Rust's a-mir-formality project is trying to formalize the MIR (Mid-level Intermediate Representation) after the fact. It's valuable work. But retrofitting formalization onto a mature language is fundamentally harder than designing with it from the start.
The Language That Replaces C Doesn't Exist Yet
This is the uncomfortable truth that neither C diehards nor Rust evangelists want to hear:
Rust proved that compile-time memory safety is achievable.
That's its lasting contribution.
But it's a waypoint, not the destination.
The language that truly replaces C/C++ in systems programming - with memory safety, ergonomic resource management, ecosystem stability, formal specification, and 50-year longevity - doesn't exist yet.
C will remain because it has a 50-year track record, formal standards, multiple independent compilers, and an ecosystem that doesn't break every 18 months.
Rust will remain because it proved something important and built real infrastructure on that proof.
But somewhere out there - maybe being designed right now, maybe waiting for someone to start - is a language that learns from both.
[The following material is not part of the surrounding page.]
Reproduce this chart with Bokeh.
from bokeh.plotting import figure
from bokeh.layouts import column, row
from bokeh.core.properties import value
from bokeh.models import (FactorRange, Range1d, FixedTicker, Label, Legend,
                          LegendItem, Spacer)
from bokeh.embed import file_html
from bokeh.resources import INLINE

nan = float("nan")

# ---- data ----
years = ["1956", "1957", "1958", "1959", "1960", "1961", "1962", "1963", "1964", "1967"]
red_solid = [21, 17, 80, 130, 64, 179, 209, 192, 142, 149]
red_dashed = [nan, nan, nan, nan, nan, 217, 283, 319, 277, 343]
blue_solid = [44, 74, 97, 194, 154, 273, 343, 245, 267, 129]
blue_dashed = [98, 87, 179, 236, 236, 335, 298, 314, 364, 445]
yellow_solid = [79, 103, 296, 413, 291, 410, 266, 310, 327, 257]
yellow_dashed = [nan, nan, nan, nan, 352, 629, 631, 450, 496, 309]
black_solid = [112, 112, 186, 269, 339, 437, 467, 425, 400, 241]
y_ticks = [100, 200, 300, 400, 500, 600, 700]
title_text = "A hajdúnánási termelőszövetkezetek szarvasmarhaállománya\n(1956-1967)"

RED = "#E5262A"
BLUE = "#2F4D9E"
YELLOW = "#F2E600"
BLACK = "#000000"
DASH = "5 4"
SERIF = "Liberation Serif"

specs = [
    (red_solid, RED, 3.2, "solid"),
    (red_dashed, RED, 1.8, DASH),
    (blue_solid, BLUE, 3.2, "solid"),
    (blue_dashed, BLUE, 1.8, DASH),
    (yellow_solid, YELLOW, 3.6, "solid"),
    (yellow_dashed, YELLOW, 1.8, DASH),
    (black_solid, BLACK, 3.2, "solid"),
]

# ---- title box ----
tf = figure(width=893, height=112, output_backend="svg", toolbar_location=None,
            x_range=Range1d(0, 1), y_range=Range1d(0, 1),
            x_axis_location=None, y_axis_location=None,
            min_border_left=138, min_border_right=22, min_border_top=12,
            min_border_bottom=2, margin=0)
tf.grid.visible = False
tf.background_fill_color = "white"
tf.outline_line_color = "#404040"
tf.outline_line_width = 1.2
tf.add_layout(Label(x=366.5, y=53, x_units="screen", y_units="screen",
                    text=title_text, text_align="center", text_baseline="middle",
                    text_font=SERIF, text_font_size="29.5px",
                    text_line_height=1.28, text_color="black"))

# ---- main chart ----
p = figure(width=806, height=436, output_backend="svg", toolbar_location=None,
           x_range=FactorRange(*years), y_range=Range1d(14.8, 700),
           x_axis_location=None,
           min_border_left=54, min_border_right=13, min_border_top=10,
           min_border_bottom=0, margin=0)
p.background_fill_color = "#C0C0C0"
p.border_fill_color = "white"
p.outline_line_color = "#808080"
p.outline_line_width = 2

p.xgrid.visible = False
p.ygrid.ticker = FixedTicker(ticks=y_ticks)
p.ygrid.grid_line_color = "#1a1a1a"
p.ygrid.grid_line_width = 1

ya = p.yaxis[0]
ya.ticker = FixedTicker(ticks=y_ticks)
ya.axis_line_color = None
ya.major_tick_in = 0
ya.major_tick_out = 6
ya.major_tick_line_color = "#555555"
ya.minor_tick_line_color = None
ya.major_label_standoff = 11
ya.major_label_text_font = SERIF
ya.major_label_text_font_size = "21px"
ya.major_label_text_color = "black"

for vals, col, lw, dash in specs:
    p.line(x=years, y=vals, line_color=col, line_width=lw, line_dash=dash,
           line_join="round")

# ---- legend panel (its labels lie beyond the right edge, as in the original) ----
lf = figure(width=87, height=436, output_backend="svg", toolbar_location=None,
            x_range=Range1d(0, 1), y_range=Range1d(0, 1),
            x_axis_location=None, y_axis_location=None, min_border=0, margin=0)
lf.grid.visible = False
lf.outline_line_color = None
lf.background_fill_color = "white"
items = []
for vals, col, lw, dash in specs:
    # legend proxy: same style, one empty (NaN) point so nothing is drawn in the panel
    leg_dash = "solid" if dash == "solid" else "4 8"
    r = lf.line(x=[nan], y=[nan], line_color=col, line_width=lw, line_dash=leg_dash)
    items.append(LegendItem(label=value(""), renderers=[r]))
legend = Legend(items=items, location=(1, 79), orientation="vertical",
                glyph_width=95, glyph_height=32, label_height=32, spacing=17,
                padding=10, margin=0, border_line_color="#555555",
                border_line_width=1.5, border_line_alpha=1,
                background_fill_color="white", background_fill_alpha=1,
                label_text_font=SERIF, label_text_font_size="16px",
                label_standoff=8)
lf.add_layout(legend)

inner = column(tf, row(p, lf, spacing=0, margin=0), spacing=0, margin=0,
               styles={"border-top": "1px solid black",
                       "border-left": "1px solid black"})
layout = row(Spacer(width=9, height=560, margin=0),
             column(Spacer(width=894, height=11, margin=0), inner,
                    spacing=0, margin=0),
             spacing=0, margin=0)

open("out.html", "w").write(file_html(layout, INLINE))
One that has:
- Memory safety without the cognitive ceremony
- A formal specification from day one
- Stability guarantees backed by governance, not promises
- An ecosystem model that doesn't create synchronized dependency hell
- Ergonomics that don't require "re-skilling" an entire industry
When that language arrives, it won't replace C overnight. Nothing does. But it will make both C's manual memory management and Rust's borrow checker ceremony look like the historical artifacts they are.
Until then? Pick your tradeoffs carefully. And don't let anyone tell you there's only one right answer.